MIND BENDERS, THE

MIND BENDERS, THE

(director: Basil Dearden; screenwriter: based on the novel by James Kennaway/James Kennaway; cinematographer: Denys Coop; editor: John D. Guthridge; music: Georges Auric; cast: Dirk Bogarde (Dr. Henry Longman), Mary Ure (Oonagh Longman), John Clements (Major Dr Hall), Michael Bryant (Dr. Tony Tate), Wendy Craig (Annabella), Harold Goldblatt (Professor Sharpey), Terry Palmer (Norman, lab assistant), Geoffrey Keen (Professor Calder); Runtime: 109; MPAA Rating: NR; producer: Michael Relph; Anchor Bay; 1963-UK)


An influential but forgettable and slow-moving sci-fi thriller with an agreeable espionage twist over a controversial secret mind-control experiment.”

Reviewed by Dennis Schwartz

An influential but forgettable and slow-moving sci-fi thriller with an agreeable espionage twist over a controversial secret mind-control experiment. Director Basil Dearden (“Khartoum”/”Woman of Straw”/”Victim”) keeps the main story from imploding by maintaining a serious tone throughout. James Kennaway’s screenplay, based on his novel, is mostly flat, but does rise on occasions to provide some excitement.

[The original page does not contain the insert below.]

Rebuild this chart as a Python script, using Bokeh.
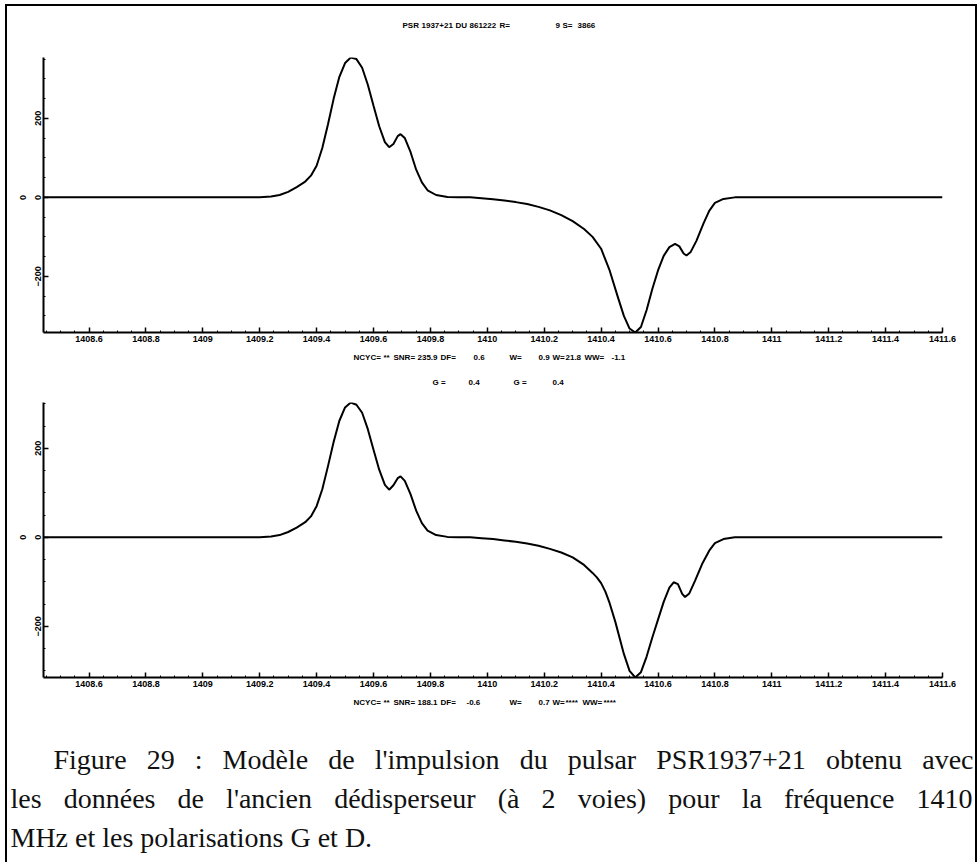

Prof. Sharpey (Harold Goldblatt) is an elderly liberal anti-nuke research scientist from Oxford University who works for the British government conducting secret lab experiments in sensory deprivation and isolation. When he commits suicide by jumping out of a moving train and by his side is discovered a briefcase filled with notes worth £1,000, the steely thick-skinned Major Hall (John Clements),a scientist who is also a M15 investigator, believes either Sharpey sold-out to the commies or was brainwashed. To see if Sharpey was a traitor and there’s a security problem in the project, Holt convinces Sharpey’s colleague Dr. Henry Longman (Dirk Bogarde), who does not believe Sharpey was a traitor but was a changed man because of the experiments, to do the same experiment as Sharpey in an isolation tank submerged under water for an extended period of time and see how the reduction of sensations affects him. Holt gets Longman’s young research associate Dr. Tony Tate (Michael Bryant)to poison Longman’s mind with misinformation of his beloved pregnant wife Oonagh (Mary Ure) being unfaithful. We then observe how the scientist comes out of the isolation tank a different person, one who is brainwashed and no longer cares for his wife and four children.

Dearden builds as much suspense as he can from such a tale about indoctrination, that turns intoa Jekyll and Hyde character study and into a family drama of an ideal marriage that hits rock bottom but one in which Hall feels a major responsibility to rekindle. Though never totally believable as a sci-fi, espionage or a love story, it remains gripping and provocative by keeping things intelligently grounded and that the talented cast play their parts so well.